I  have started making small changes to help me remember the good things just as much as the bad. This blog is definitely a big help in that. I can look back and read again what I felt during whatever event it was and smile. I also have made an effort to write at least one thing in my happy journal per day. It’s another way to find the good in even the bad days. I have used my phone too, either capturing pictures of things that made me happy or screen-shotting conversations hat make my heart swell.

Probably the most important and hardest change I’ve made is to remember the good that came out of the bad. There are some things that really don’t have that at all, but many of them do. For example, instead of remembering the misery I felt when girls at my school were teasing me, I think about how much I pushed through during that time. Even if it was painful and terrible I am still here today even so. Another tactic I like to use is balancing the bad memories with a similar good one.

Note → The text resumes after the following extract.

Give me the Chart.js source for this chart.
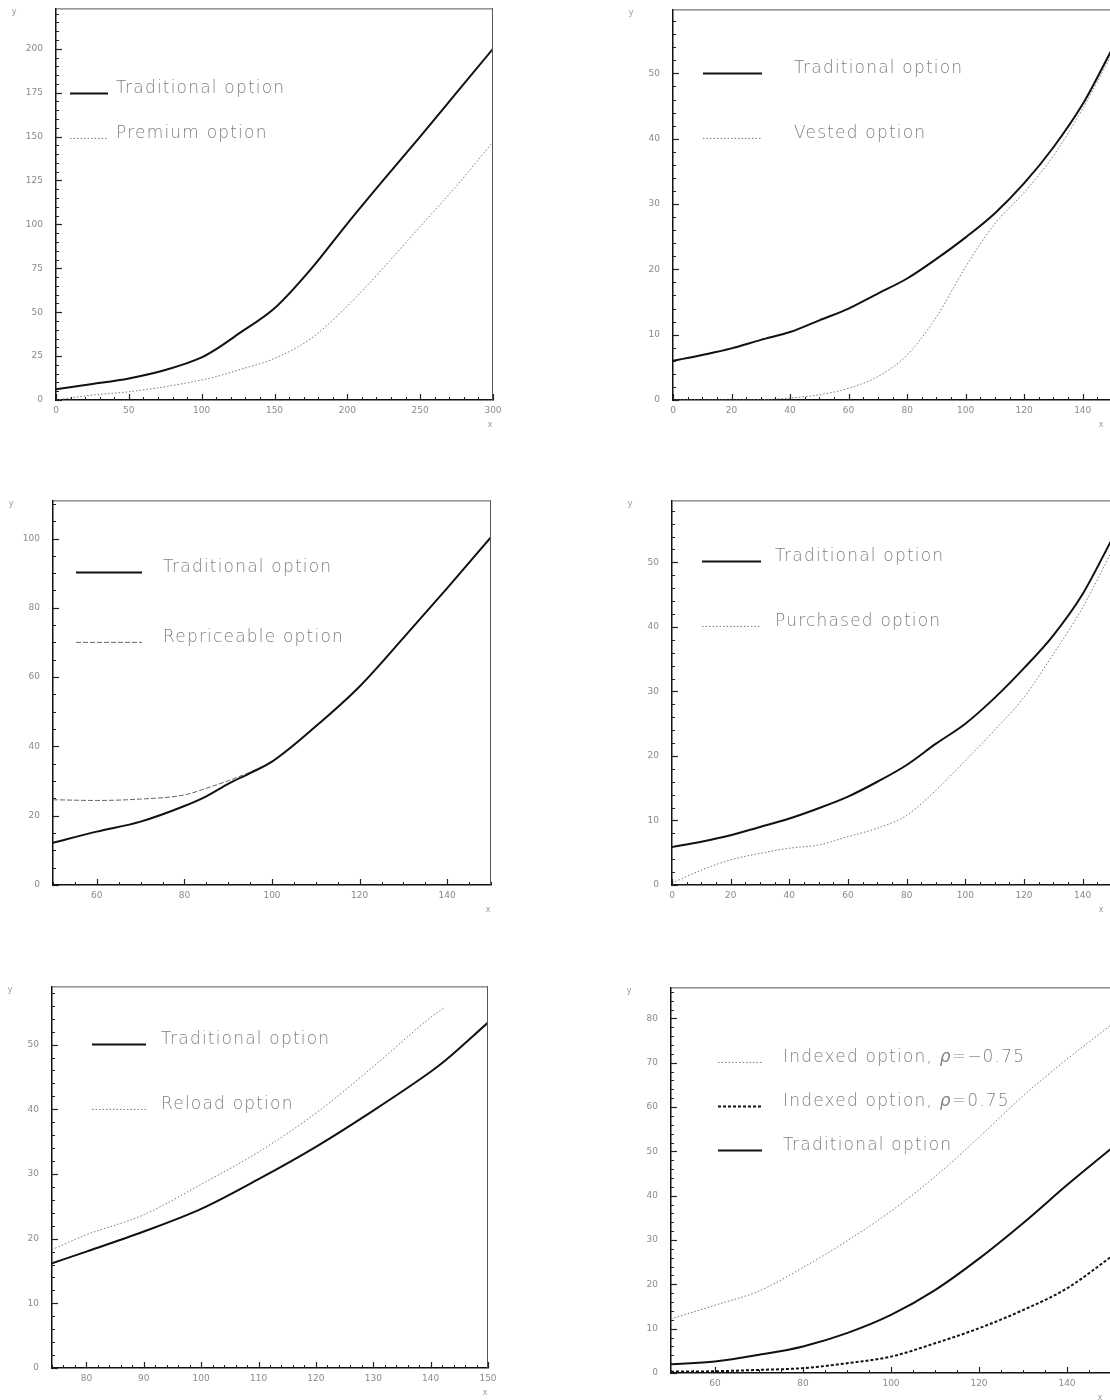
<!DOCTYPE html>
<html>
<head>
<meta charset="utf-8">
<script src="https://cdn.jsdelivr.net/npm/chart.js@4.4.1/dist/chart.umd.min.js"></script>
<style>
  html, body { margin: 0; padding: 0; background: #fff; }
  body { width: 1110px; height: 1400px; overflow: hidden; position: relative; }
  canvas { position: absolute; }
</style>
</head>
<body>
<canvas id="c1"></canvas>
<canvas id="c2"></canvas>
<canvas id="c3"></canvas>
<canvas id="c4"></canvas>
<canvas id="c5"></canvas>
<canvas id="c6"></canvas>
<script>
// panel 1: premium vs traditional
const p1X = [0, 25, 50, 75, 100, 110, 125, 150, 175, 200, 225, 250, 275, 300];
const p1Traditional = [6.1, 9.1, 12.3, 17.1, 24.3, 29.0, 37.5, 52.2, 74.5, 100.5, 125.5, 150, 175, 200];
const p1Premium = [0, 2.8, 4.7, 7.6, 11.4, 13.3, 17.0, 23.7, 35.0, 53.5, 75.5, 98.8, 122, 147];

// panel 2: vested vs traditional
const p2X = [0, 10, 20, 30, 40, 50, 60, 70, 80, 90, 100, 110, 120, 130, 140, 150];
const p2Traditional = [6.0, 6.9, 7.9, 9.2, 10.4, 12.2, 14.0, 16.3, 18.6, 21.6, 24.9, 28.6, 33.2, 38.7, 45.3, 53.7];
const p2Vested = [0, 0, 0, 0.05, 0.3, 0.8, 1.8, 3.6, 6.9, 12.7, 20.4, 27.0, 31.8, 37.4, 44.6, 53.0];

// panel 3: repriceable vs traditional
const p3X = [50, 60, 70, 80, 85, 90, 95, 100, 110, 120, 130, 140, 150];
const p3Traditional = [12.2, 15.4, 18.3, 22.8, 25.6, 29.2, 32.3, 35.6, 45.8, 57.3, 71.3, 85.7, 100.4];
const p3Repriceable = [24.6, 24.4, 24.8, 26.0, 27.9, 30.1, 32.6, 35.6, 45.8, 57.3, 71.3, 85.7, 100.4];

// panel 4: purchased vs traditional
const p4X = [0, 10, 20, 30, 40, 50, 60, 70, 80, 90, 100, 110, 120, 130, 140, 150];
const p4Traditional = [5.9, 6.7, 7.7, 9.0, 10.3, 11.9, 13.7, 16.0, 18.6, 21.9, 25.0, 29.0, 33.6, 38.7, 45.1, 53.6];
const p4Purchased = [0.3, 2.3, 3.9, 4.9, 5.7, 6.2, 7.5, 8.8, 10.8, 14.7, 19.3, 24.0, 29.1, 35.8, 43.0, 51.8];

// panel 5: reload vs traditional
const p5X = [74, 80, 90, 100, 110, 120, 130, 140, 142.5, 150];
const p5Traditional = [16.2, 18.0, 21.1, 24.6, 29.2, 34.2, 39.8, 45.8, 47.5, 53.4];
const p5Reload = [18.3, 20.6, 23.7, 28.4, 33.4, 39.4, 46.6, 54.2, 55.8, null];

// panel 6: indexed options vs traditional
const p6X = [50, 60, 70, 80, 90, 100, 110, 120, 130, 140, 150];
const p6IndexedNeg = [12.2, 15.3, 18.5, 23.8, 29.8, 36.5, 44.3, 53.2, 62.5, 70.8, 78.5];
const p6IndexedPos = [0.3, 0.4, 0.7, 1.1, 2.2, 3.7, 6.7, 10.1, 14.2, 19.1, 26.2];
const p6Traditional = [2.0, 2.6, 4.1, 6.0, 9.0, 13.1, 18.7, 25.8, 33.8, 42.4, 50.6];

const styles = {
  solid:  { borderColor: '#111', borderWidth: 2, borderDash: [] },
  dotted: { borderColor: '#777', borderWidth: 1, borderDash: [1.5, 2] },
  dashed: { borderColor: '#666', borderWidth: 1, borderDash: [5, 2] },
  thickDash: { borderColor: '#111', borderWidth: 2, borderDash: [3, 2] }
};

const panels = [
  { id: 'c1', box: [56, 8, 493, 400], xs: p1X,
    x: { min: 0, max: 300, major: 50, minor: 10 }, y: { min: 0, max: 223, major: 25, minor: 5 },
    series: [['Traditional option', p1Traditional, 'solid'], ['Premium option', p1Premium, 'dotted']],
    legend: { dx: 14, dy: 85, gap: 45, len: 38, textGap: 8 } },
  { id: 'c2', box: [673, 9, 1112, 400], xs: p2X, hideLast: true, xLabelDx: -8,
    x: { min: 0, max: 150, major: 20, minor: 5 }, y: { min: 0, max: 59.8, major: 10, minor: 2 },
    series: [['Traditional option', p2Traditional, 'solid'], ['Vested option', p2Vested, 'dotted']],
    legend: { dx: 30, dy: 64, gap: 65, len: 59, textGap: 32 } },
  { id: 'c3', box: [53, 500, 491, 885], xs: p3X,
    x: { min: 50, max: 150, major: 20, minor: 5 }, y: { min: 0, max: 111, major: 20, minor: 5 },
    series: [['Traditional option', p3Traditional, 'solid'], ['Repriceable option', p3Repriceable, 'dashed']],
    legend: { dx: 23, dy: 72, gap: 70, len: 66, textGap: 21 } },
  { id: 'c4', box: [672, 500, 1112, 885], xs: p4X, hideLast: true, xLabelDx: -8,
    x: { min: 0, max: 150, major: 20, minor: 5 }, y: { min: 0, max: 59.6, major: 10, minor: 2 },
    series: [['Traditional option', p4Traditional, 'solid'], ['Purchased option', p4Purchased, 'dotted']],
    legend: { dx: 30, dy: 61, gap: 65, len: 59, textGap: 14 } },
  { id: 'c5', box: [52, 986, 488, 1368], xs: p5X,
    x: { min: 74, max: 150, major: 10, minor: 2 }, y: { min: 0, max: 59, major: 10, minor: 2 },
    series: [['Traditional option', p5Traditional, 'solid'], ['Reload option', p5Reload, 'dotted']],
    legend: { dx: 40, dy: 58, gap: 65, len: 54, textGap: 15 } },
  { id: 'c6', box: [671, 987, 1111, 1373], xs: p6X, hideLast: true, xLabelDx: -8,
    x: { min: 50, max: 150, major: 20, minor: 5 }, y: { min: 0, max: 87, major: 10, minor: 2 },
    series: [['Indexed option, ρ=−0.75', p6IndexedNeg, 'dotted'], ['Indexed option, ρ=0.75', p6IndexedPos, 'thickDash'],
             ['Traditional option', p6Traditional, 'solid']],
    legend: { dx: 47, dy: 75, gap: 44, len: 44, textGap: 21 } }
];

const LEGEND_FONT = "200 17px 'DejaVu Sans'";

/* inward ticks, frame, legend inside the plot, tiny x / y letters */
const framePlugin = {
  id: 'frame',
  afterDraw(chart, args, opts) {
    const { ctx, chartArea: a, scales } = chart;
    ctx.save();
    // top and right edges
    ctx.strokeStyle = '#555';
    ctx.lineWidth = 1;
    ctx.beginPath();
    ctx.moveTo(a.left, a.top + 0.5); ctx.lineTo(a.right, a.top + 0.5);
    ctx.moveTo(a.right - 0.5, a.top); ctx.lineTo(a.right - 0.5, a.bottom);
    ctx.stroke();

    ctx.strokeStyle = '#222';
    const tickRun = (scale, cfg, horiz) => {
      const first = Math.ceil(cfg.min / cfg.minor) * cfg.minor;
      for (let v = first; v <= cfg.max + 1e-9; v += cfg.minor) {
        const isMajor = Math.abs(v / cfg.major - Math.round(v / cfg.major)) < 1e-6;
        const len = isMajor ? 6 : 3;
        const p = Math.round(scale.getPixelForValue(v)) + 0.5;
        ctx.lineWidth = isMajor ? 1.2 : 1;
        ctx.beginPath();
        if (horiz) { ctx.moveTo(p, a.bottom); ctx.lineTo(p, a.bottom - len); }
        else { ctx.moveTo(a.left, p); ctx.lineTo(a.left + len, p); }
        ctx.stroke();
      }
    };
    tickRun(scales.x, opts.x, true);
    tickRun(scales.y, opts.y, false);

    // axis letters
    ctx.fillStyle = '#999';
    ctx.font = "8px 'DejaVu Sans'";
    ctx.textAlign = 'center';
    ctx.textBaseline = 'middle';
    ctx.fillText('y', a.left - 42, a.top + 4);
    ctx.fillText('x', a.right - 3 + (opts.xLabelDx || 0), a.bottom + 25);

    // legend
    const lg = opts.legend;
    chart.data.datasets.forEach((ds, i) => {
      const y = a.top + lg.dy + i * lg.gap;
      const x0 = a.left + lg.dx;
      ctx.strokeStyle = ds.borderColor;
      ctx.lineWidth = ds.borderWidth;
      ctx.setLineDash(ds.borderDash);
      ctx.beginPath(); ctx.moveTo(x0, y); ctx.lineTo(x0 + lg.len, y); ctx.stroke();
      ctx.setLineDash([]);
      ctx.fillStyle = '#808080';
      ctx.textAlign = 'left';
      ctx.textBaseline = 'middle';
      ctx.letterSpacing = '1.2px';
      let tx = x0 + lg.len + lg.textGap;
      ds.label.split(/(ρ)/).forEach(part => {
        if (!part) return;
        ctx.font = part === 'ρ' ? "italic " + LEGEND_FONT : LEGEND_FONT;
        ctx.fillText(part, tx, y - 5);
        tx += ctx.measureText(part).width;
      });
    });
    ctx.restore();
  }
};

function majorTicks(min, max, step) {
  const out = [];
  for (let v = Math.ceil(min / step) * step; v <= max + 1e-9; v += step) out.push({ value: v });
  return out;
}

function buildPanel(p, w, h) {
  const canvas = document.getElementById(p.id);
  canvas.width = w; canvas.height = h;
  canvas.style.width = w + 'px';
  canvas.style.height = h + 'px';
  const tickFont = { family: "'DejaVu Sans'", size: 9 };
  return new Chart(canvas, {
    type: 'line',
    data: {
      datasets: p.series.map(([label, vals, st]) => ({
        label,
        data: p.xs.map((x, i) => ({ x, y: vals[i] })),
        ...styles[st],
        pointRadius: 0,
        fill: false,
        cubicInterpolationMode: 'monotone',
        spanGaps: false
      }))
    },
    options: {
      responsive: false,
      animation: false,
      events: [],
      layout: { padding: { top: 6, right: 20, left: 0, bottom: 0 } },
      plugins: {
        legend: { display: false },
        tooltip: { enabled: false },
        frame: { x: p.x, y: p.y, legend: p.legend, xLabelDx: p.xLabelDx }
      },
      scales: {
        x: {
          type: 'linear', min: p.x.min, max: p.x.max,
          grid: { display: false, drawTicks: false },
          border: { display: true, color: '#111', width: 1.5 },
          ticks: {
            padding: 5, color: '#8a8a8a', font: tickFont, maxRotation: 0, autoSkip: false,
            callback: v => (p.hideLast && v === p.x.max) ? '' : v
          },
          afterBuildTicks: s => { s.ticks = majorTicks(p.x.min, p.x.max, p.x.major); },
          afterFit: s => { s.height = 32; }
        },
        y: {
          type: 'linear', min: p.y.min, max: p.y.max,
          grid: { display: false, drawTicks: false },
          border: { display: true, color: '#111', width: 1.5 },
          ticks: { padding: 13, color: '#8a8a8a', font: tickFont },
          afterBuildTicks: s => { s.ticks = majorTicks(p.y.min, p.y.max, p.y.major); },
          afterFit: s => { s.width = 50; }
        }
      }
    },
    plugins: [framePlugin]
  });
}

// first pass measures the margins Chart.js leaves around the plot, second pass places the plot on its box
panels.forEach(p => {
  const [pl, pt, pr, pb] = p.box;
  let chart = buildPanel(p, 600, 500);
  const a = chart.chartArea;
  const mL = a.left, mT = a.top, mR = 600 - a.right, mB = 500 - a.bottom;
  chart.destroy();
  const w = Math.round(pr - pl + mL + mR);
  const h = Math.round(pb - pt + mT + mB);
  const canvas = document.getElementById(p.id);
  canvas.style.left = Math.round(pl - mL) + 'px';
  canvas.style.top = Math.round(pt - mT) + 'px';
  buildPanel(p, w, h);
});
</script>
</body>
</html>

I may have done terrible in my speech my freshman year, but I did amazing on my TED talk about eating disorders senior year.

Some of my current favorite good memories to dwell on: conversations with my best friend, great days in recovery, how far I’ve come the past few months, the special bond I have with my girls, photographing Michigan’s beauty, all of the moments when I feel loved, cuddling sweet babies, graduating even while having Ed controlling my life.

I’m not perfect at only thinking of the good yet. I wallow a ton still. It’s a habit and takes time to break. I am, however, proud to say that I am doing better with it each day. I can think of and smile at many positive memories now, and sometimes that’s all the difference when it comes to getting through a bad day.

What are some of your favorite memories?

How do you keep the bad memories at bay?